PHD, Newsworks and UCL conducted a study including a printed newspaper, a tablet and a computer. Respondents received a printed newspaper or a newspaper on a tablet or PC Each newspaper version contained 9 ads of which 4 test ads. The post read results showed that the touch improves brand trust. The touchable format of newspapers and tablets increases reader confidence, satisfaction, reliability and trust in advertised brands. By having the possibility to touch the newspaper, purchase intention increases with 24%. In comparison with the PC version the brands are seen as more honest (+8%), never disappoint (+38%) and give confidence (+8%).
The tablet version (=touch) also has higher scores on some key metrics compared to the PC version. Spontaneous awareness was 59% for the tablet ad, which is 13% higher than the PC version. This proves the power of touch also for a tablet. For the full presentation of the results click here.
PHD, a media planning agency, concludes that media planning should take the touch sense in consideration. Media planning tends to focus on the head and the heart. Touch should be added as it links both the rational and the emotional part of our brain. The challenge for brands is to get the mix of sense triggers right. A recent study provides insight into which brands might be best using multi-sensory marketing. The study differentiates between brands on the basis of a fit between the brand’s personality and the sensory trigger. A brand can have a sincere personality or a be more exciting. In the USA Hallmark, Ford and Coca-Cola belong to the first group of sincere brands. Mountain Dew, BMW and Pepsi are seen as the more exciting brands. And the effectiveness of applying sensory triggers depends on the personality. Adding sensory triggers to the packaging of sincere brands creates less desire for the brand. However the exciting brands can fully exploit the benefits of multi-sensory triggers. The brands benefits from adding sensory elements to the packaging with a higher desire for the brand.

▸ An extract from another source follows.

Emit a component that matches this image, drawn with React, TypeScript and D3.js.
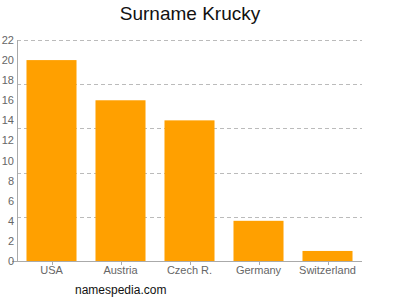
import React from "react";
import * as d3 from "d3";

const categories = ["USA", "Austria", "Czech R.", "Germany", "Switzerland"];
const values = [20, 16, 14, 4, 1];
const yTicks = [0, 2, 4, 6, 8, 10, 12, 14, 16, 18, 20, 22];
const gridValues = [4.4, 8.8, 13.2, 17.6, 22];
const title = "Surname Krucky";
const footer = "namespedia.com";

const W = 400;
const H = 300;
const left = 17;
const right = 362;
const top = 40;
const bottom = 261;
const font = "Liberation Sans, Arial, Helvetica, sans-serif";

export default function App() {
  const x = d3
    .scaleBand<string>()
    .domain(categories)
    .range([left, right])
    .paddingInner(0.275)
    .paddingOuter(0.1375);
  const y = d3.scaleLinear().domain([0, 22]).range([bottom, top]);

  return (
    <svg
      width={W}
      height={H}
      style={{ position: "absolute", left: 0, top: 0, background: "#fff" }}
      fontFamily={font}
    >
      <text x={190} y={20} textAnchor="middle" fontSize={19} fill="#111">
        {title}
      </text>
      {gridValues.map((g) => (
        <line
          key={g}
          x1={left}
          x2={right}
          y1={Math.round(y(g)) + 0.5}
          y2={Math.round(y(g)) + 0.5}
          stroke="#bbb"
          strokeDasharray="4,3"
        />
      ))}
      {categories.map((c, i) => (
        <rect
          key={c}
          x={x(c)}
          y={y(values[i])}
          width={x.bandwidth()}
          height={bottom - y(values[i])}
          fill="#ffa000"
        />
      ))}
      <line x1={left + 0.5} x2={left + 0.5} y1={top} y2={bottom} stroke="#aaa" />
      <line x1={12} x2={right} y1={bottom + 0.5} y2={bottom + 0.5} stroke="#aaa" />
      {categories.map((c) => (
        <line
          key={c}
          x1={Math.round(x(c)! + x.bandwidth() / 2) + 0.5}
          x2={Math.round(x(c)! + x.bandwidth() / 2) + 0.5}
          y1={bottom}
          y2={bottom + 4}
          stroke="#aaa"
        />
      ))}
      {yTicks.map((t) => (
        <text
          key={t}
          x={14}
          y={y(t) + 4}
          textAnchor="end"
          fontSize={11}
          fill="#666"
        >
          {t}
        </text>
      ))}
      {categories.map((c) => (
        <text
          key={c}
          x={x(c)! + x.bandwidth() / 2}
          y={274}
          textAnchor="middle"
          fontSize={11}
          fill="#666"
        >
          {c}
        </text>
      ))}
      <text x={75} y={294} fontSize={12} fill="#111">
        {footer}
      </text>
    </svg>
  );
}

Dr Cathrine Jansson-Boyd, a specialist in the area of touch, adds the dimension of the consumer. “Some consumers are more receptive to touch. They tend to be more conscious about what they’re touching and more aware of the weight or texture of specific items they are considering to buy. Touch is very powerful and when it comes for example to direct mail, marketers should focus on whether a surface is rough or smooth to grab the recipient’s attention,” she advises.